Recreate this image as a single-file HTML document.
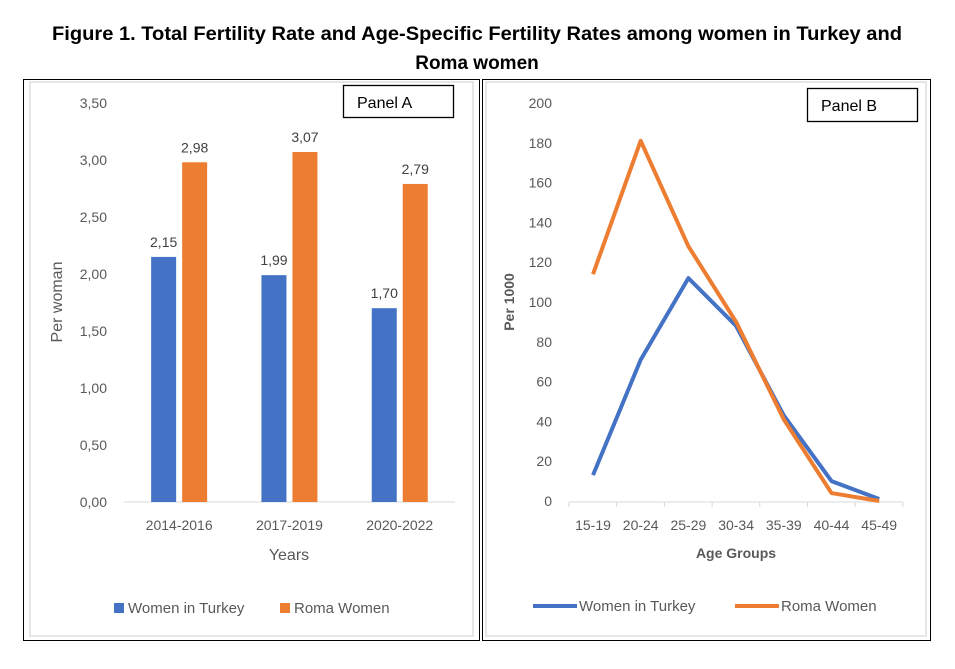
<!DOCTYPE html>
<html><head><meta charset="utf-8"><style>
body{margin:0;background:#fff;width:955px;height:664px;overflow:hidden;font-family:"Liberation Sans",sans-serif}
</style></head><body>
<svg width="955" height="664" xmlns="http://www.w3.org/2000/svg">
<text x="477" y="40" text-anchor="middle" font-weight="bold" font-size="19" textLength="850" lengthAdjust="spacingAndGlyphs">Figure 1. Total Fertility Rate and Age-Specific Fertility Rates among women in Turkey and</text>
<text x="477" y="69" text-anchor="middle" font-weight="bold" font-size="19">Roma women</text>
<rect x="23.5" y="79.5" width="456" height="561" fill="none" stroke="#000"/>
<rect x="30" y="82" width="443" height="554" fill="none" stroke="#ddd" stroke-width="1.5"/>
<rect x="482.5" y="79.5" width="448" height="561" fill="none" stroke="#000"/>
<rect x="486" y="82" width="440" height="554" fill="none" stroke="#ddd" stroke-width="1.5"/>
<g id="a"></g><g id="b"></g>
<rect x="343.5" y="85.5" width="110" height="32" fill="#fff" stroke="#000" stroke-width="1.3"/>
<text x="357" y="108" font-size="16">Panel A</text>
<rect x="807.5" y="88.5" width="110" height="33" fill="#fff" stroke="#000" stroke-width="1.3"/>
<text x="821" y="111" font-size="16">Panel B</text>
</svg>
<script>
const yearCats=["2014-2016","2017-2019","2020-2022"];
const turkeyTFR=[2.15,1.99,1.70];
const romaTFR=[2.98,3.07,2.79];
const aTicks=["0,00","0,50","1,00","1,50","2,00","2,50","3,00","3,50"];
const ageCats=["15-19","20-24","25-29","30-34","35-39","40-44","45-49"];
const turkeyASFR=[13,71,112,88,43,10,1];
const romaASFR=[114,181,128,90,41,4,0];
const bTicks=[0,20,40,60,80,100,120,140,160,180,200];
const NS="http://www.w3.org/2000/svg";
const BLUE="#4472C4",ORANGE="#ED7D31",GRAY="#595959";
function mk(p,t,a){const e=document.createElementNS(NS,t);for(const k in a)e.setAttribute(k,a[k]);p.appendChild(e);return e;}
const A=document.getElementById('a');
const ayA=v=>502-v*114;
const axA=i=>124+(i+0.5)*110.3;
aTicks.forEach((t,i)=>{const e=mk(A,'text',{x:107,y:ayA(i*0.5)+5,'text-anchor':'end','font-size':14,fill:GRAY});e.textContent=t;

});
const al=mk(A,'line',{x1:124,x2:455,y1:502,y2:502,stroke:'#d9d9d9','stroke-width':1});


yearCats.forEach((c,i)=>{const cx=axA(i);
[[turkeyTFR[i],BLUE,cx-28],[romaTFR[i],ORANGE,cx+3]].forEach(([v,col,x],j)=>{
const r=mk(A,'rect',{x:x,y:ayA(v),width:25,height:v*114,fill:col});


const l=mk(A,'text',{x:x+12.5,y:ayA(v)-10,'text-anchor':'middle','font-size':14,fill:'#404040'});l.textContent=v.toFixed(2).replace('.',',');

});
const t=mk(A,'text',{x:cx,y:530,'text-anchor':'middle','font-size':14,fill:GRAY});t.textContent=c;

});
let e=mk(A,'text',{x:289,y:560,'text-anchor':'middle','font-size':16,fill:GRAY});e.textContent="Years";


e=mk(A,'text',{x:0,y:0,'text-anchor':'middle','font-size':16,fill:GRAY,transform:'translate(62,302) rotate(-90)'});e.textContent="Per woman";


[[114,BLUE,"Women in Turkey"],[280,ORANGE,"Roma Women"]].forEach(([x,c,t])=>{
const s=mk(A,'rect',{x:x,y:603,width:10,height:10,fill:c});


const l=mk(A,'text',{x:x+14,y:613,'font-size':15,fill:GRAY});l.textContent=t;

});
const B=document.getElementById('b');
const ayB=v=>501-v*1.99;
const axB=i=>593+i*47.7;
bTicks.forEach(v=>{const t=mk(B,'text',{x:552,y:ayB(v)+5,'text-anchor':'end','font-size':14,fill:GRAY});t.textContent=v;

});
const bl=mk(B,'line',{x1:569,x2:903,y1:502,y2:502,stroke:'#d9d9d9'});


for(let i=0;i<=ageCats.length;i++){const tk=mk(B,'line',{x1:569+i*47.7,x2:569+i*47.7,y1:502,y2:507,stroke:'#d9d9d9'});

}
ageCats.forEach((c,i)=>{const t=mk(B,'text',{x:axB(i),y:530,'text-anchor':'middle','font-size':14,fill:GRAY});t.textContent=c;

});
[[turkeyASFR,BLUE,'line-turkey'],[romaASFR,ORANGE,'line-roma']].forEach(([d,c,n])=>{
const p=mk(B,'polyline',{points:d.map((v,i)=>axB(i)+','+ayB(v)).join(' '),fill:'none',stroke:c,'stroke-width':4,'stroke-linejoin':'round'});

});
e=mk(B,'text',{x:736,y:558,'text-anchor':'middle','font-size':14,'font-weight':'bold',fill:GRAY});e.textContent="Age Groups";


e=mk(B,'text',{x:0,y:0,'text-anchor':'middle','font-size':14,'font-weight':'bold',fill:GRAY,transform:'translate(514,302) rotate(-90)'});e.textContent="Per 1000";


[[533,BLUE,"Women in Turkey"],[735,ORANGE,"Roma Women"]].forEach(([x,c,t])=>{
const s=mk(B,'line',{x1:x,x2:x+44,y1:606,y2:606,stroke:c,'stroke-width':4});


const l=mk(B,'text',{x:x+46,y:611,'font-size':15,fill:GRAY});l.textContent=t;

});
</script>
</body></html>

+--

## Stated goal:
Review the material and copy each line in which the word "document" appears.

## Answer below:
Recreate this image as a single-file HTML document.
function mk(p,t,a){const e=document.createElementNS(NS,t);for(const k in a)e.setAttribute(k,a[k]);p.appendChild(e);return e;}
const A=document.getElementById('a');
const B=document.getElementById('b');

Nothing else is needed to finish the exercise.